私に課せられた3つの課題
【課題1】廃棄物の委託探しで全国行脚

 こうして2002年、私が30歳のときに「取締役社長」という肩書きをもらい、1年間の「お試し社長試験」が始まったのです。

 このとき私の前には3つの難題がありました。

 最初は、廃棄物の委託先探しです。
 当時、うちにあったダイオキシン対策炉からはダイオキシンは出ませんでしたが、日増しに反対運動が激化する中で、父は「焼却をやめる」決断をしました。

 すると、それまで受け入れていた廃棄物を処分できません。

 私は、全国の産廃業者が載っている書籍を見て、焼却できる業者をピックアップ。電話でアポを取って営業をかけました。

 先方の社長は、私の名刺を見た途端、

「あんた、ホントに社長なの?」

 とびっくりしていました。

 若い女性が現れただけでも想定外なのに、その肩書きが「社長」なのですから驚くのも当然かもしれません。

 結果、約20社を訪問し、11社と取引することができ、「お試し社長」の初仕事はなんとかうまくいきました。

【課題2】全天候型独立総合プラントの導入

 “脱・産廃屋”という目標を掲げた私は、

「なんとしても会社の見た目を変えたい」

 と思いました。

 当時の石坂産業の建物は、工事現場さながらのイメージで、お世辞にもきれいとは言えません。
 そこで、産廃業者のイメージを払拭した清潔感のあるプラントをつくろうと決意しました。

 それは、すべての設備が建屋の中に入った「全天候型プラント」で、外見がパン工場のようにしたいと思いました。

 父からは
「反対運動が起きているいまの状態で、県が開発許可を出すはずがない」
 と言われました。

 しかし、私は“脱・産廃屋”を目指すには「絶対新型プラントが必要」と考え、役所に出向いて開発許可の申請を直談判したのです。

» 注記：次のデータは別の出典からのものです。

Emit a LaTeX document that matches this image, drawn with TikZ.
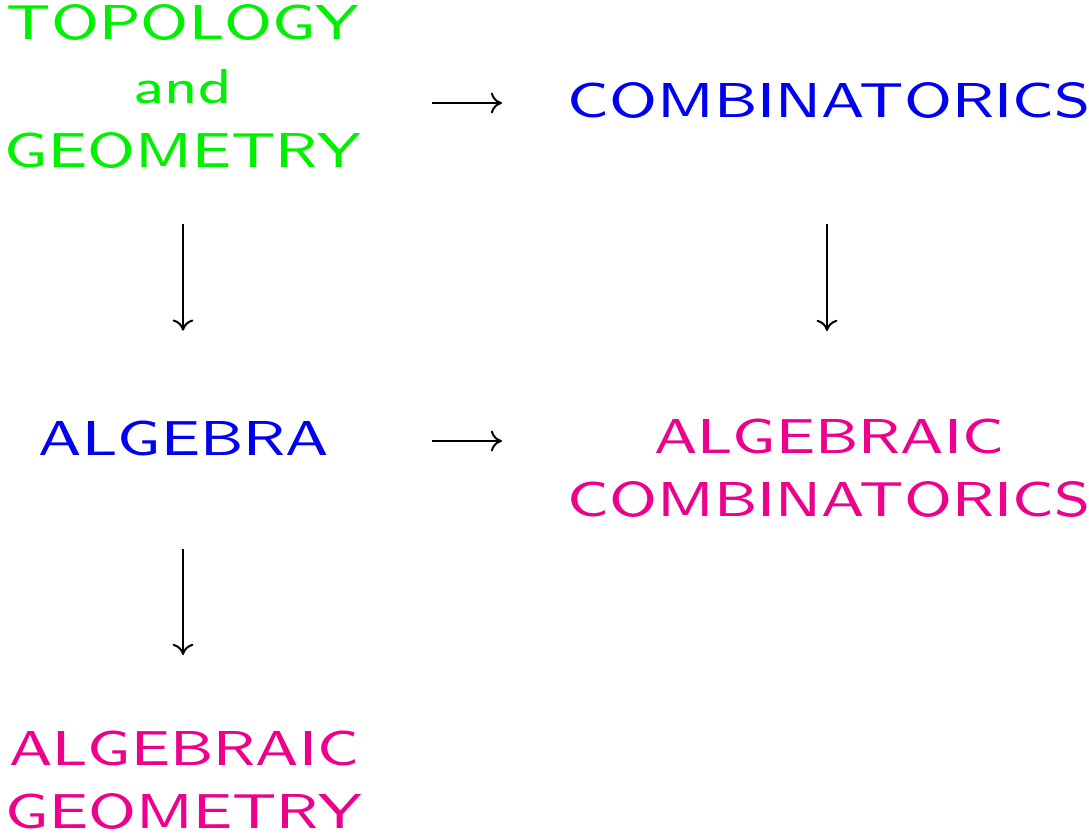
\documentclass[tikz,border=0pt]{standalone}
\usepackage{fontspec}
\usetikzlibrary{arrows.meta,calc}
\newfontfamily\slidefont[FakeStretch=1.25]{lmsans8-regular.otf}
\definecolor{tgreen}{RGB}{0,240,0}
\definecolor{tblue}{RGB}{0,0,240}
\definecolor{tpink}{RGB}{236,0,140}
\tikzset{
  lbl/.style={inner sep=0pt, align=center, font=\slidefont\fontsize{12.25pt}{15.9pt}\selectfont},
  arr/.style={line width=0.5pt, -{Computer Modern Rightarrow[length=2.8pt,width=5.2pt]}}
}
\begin{document}
\begin{tikzpicture}[x=0.25pt,y=-0.25pt]
\useasboundingbox (0,0) rectangle (1089,833);
\node[lbl, text=tgreen, anchor=north] (tg) at (183,4) {TOPOLOGY\\and\\GEOMETRY};
\node[lbl, text=tblue, anchor=base] (comb) at (829,118) {COMBINATORICS};
\node[lbl, text=tblue, anchor=base] (alg) at (184,455) {ALGEBRA};
\node[lbl, text=tpink, anchor=north] (ac) at (829,418) {ALGEBRAIC\\COMBINATORICS};
\node[lbl, text=tpink, anchor=north] (ag) at (184,730) {ALGEBRAIC\\GEOMETRY};
\draw[arr] ($(tg.center |- comb.base)+(249,-15)$) -- ($(comb.base)+(-327,-15)$);
\draw[arr] ($(alg.base)+(248,-14)$) -- ($(alg.base -| ac.center)+(-327,-14)$);
\draw[arr] ($(tg.south)+(0,55)$) -- ($(tg.south |- alg.north)+(0,-89)$);
\draw[arr] ($(comb.south)+(-2,104)$) -- ($(ac.north)+(-2,-87)$);
\draw[arr] ($(alg.south)+(-1,93)$) -- ($(ag.north)+(-1,-75)$);
\end{tikzpicture}
\end{document}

「ダイオキシン報道でバッシングを受けてしまい、いま会社は生きるか死ぬかの状況なんです。今後、地域に根づいて事業を続けていくためには、全天候型プラントが必要だと考えています。どうか、そのための開発許可をお願いします!」

役所への直談判と知事の鶴の一声

 しかし、担当課長は詳しく話を聞くそぶりも見せずに、

「おたくは、いま問題の産廃屋、石坂さんでしょ? 許可を出したら俺のクビまで飛んじゃう。産廃屋に出す許可はないね」

 と言い捨てました。
 その瞬間、私は一瞬、耳を疑いました。
 行政の担当者が詳しい相談内容も聞かず、窓口で門前払いするなんて!

 うちが産廃会社というだけで、「おまえらには許可は出せないよ」というのは明らかに業界差別!

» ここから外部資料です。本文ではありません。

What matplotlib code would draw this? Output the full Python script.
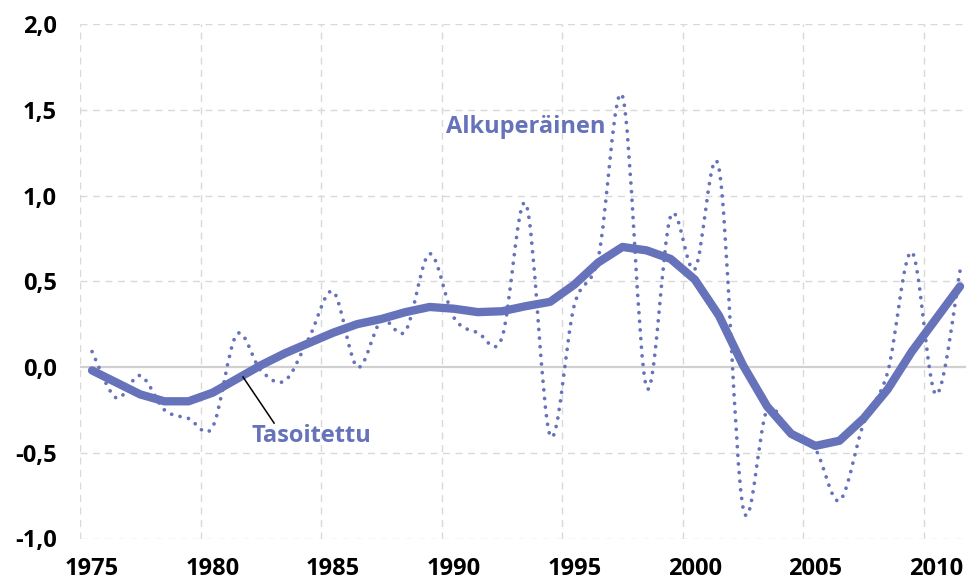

 しかし、この様子を見ていた別の担当者が手を差し伸べてくれました。
 過去のさまざまな案件を調べ、どんな方法なら許可がおりるか、教えてくれたのです。

 その結果、2002年に開発許可を得ることができました。
 2001年に焼却をやめると決めてから、わずか1年で開発許可をもらえたことになります。

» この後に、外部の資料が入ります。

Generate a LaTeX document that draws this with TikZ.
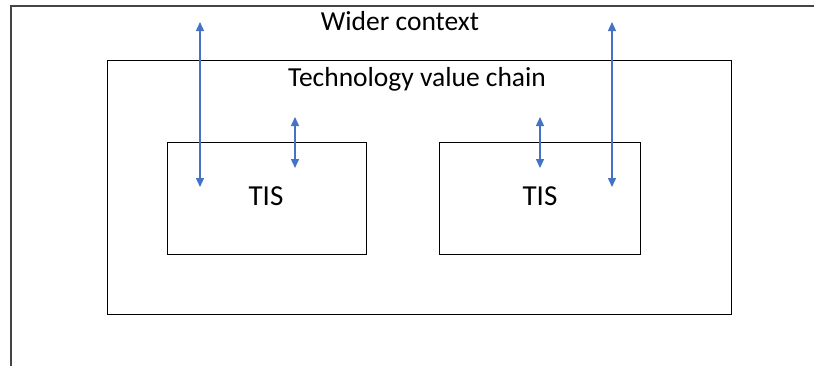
\documentclass[tikz,border=0pt]{standalone}
\usepackage{fontspec}
\setmainfont{Carlito}
\usetikzlibrary{arrows.meta}
\definecolor{arrowblue}{HTML}{4472C4}
\definecolor{frame}{HTML}{444444}
\tikzset{
  box/.style={draw=black, line width=1pt},
  outerframe/.style={draw=frame, line width=1.6pt},
  label/.style={inner sep=0pt, font=\fontsize{27.5}{30}\selectfont},
  tislabel/.style={inner sep=0pt, font=\fontsize{29}{32}\selectfont},
  link/.style={draw=arrowblue, line width=1.4pt, {Triangle[length=9pt,width=8pt]}-{Triangle[length=9pt,width=8pt]}}
}
\begin{document}
\begin{tikzpicture}[x=1pt,y=-1pt]
  \useasboundingbox (0,0) rectangle (814,365);
  \clip (0,0) rectangle (814,365);
  % outer context frame, running off the right and bottom edges
  \draw[outerframe] (11,380) -- (11,6) -- (830,6);
  \node[label, anchor=base] (wider) at (400,30) {Wider context};
  % technology value chain
  \draw[box] (107,60) rectangle (731,314);
  \node[label, anchor=base] (chain) at (417,86) {Technology value chain};
  % two innovation systems
  \node[box, minimum width=199pt, minimum height=112pt, anchor=north west] (tisA) at (167,142) {};
  \node[box, minimum width=201pt, minimum height=112pt, anchor=north west] (tisB) at (439,142) {};
  \node[tislabel, anchor=base] (tisAtext) at (266,205) {TIS};
  \node[tislabel, anchor=base] (tisBtext) at (540,205) {TIS};
  % interaction arrows
  \coordinate (a1) at (200,22);  \coordinate (a2) at (200,187);
  \coordinate (b1) at (295,117); \coordinate (b2) at (295,168);
  \coordinate (c1) at (540,117); \coordinate (c2) at (540,168);
  \coordinate (d1) at (612,22);  \coordinate (d2) at (612,187);
  \draw[link] (a1) -- (a2);
  \draw[link] (b1) -- (b2);
  \draw[link] (c1) -- (c2);
  \draw[link] (d1) -- (d2);
\end{tikzpicture}
\end{document}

 そのときの都市計画審議会(開発許可を審議する会議)は異例の長さでした。普通なら一案件に30分もかからないのに、当社に関しては2時間かかったそうです。

 “産廃銀座”と呼ばれる地域に産廃処理施設を拡張させていいのかと、役所の中でも反対意見が大きかったのでしょう。

 しかし、最後は、上田清司埼玉県知事がこう言ってくれたそうです。

「従前にある施設が環境整備をしようとしているのだから、業務の拡大ではないでしょう。許可をおろしてもいいんじゃないですか」

 この鶴の一声で一気に風向きが変わりました。
 こうして父が「まず無理」と言った全天候型プラントの開発許可がおりたのです。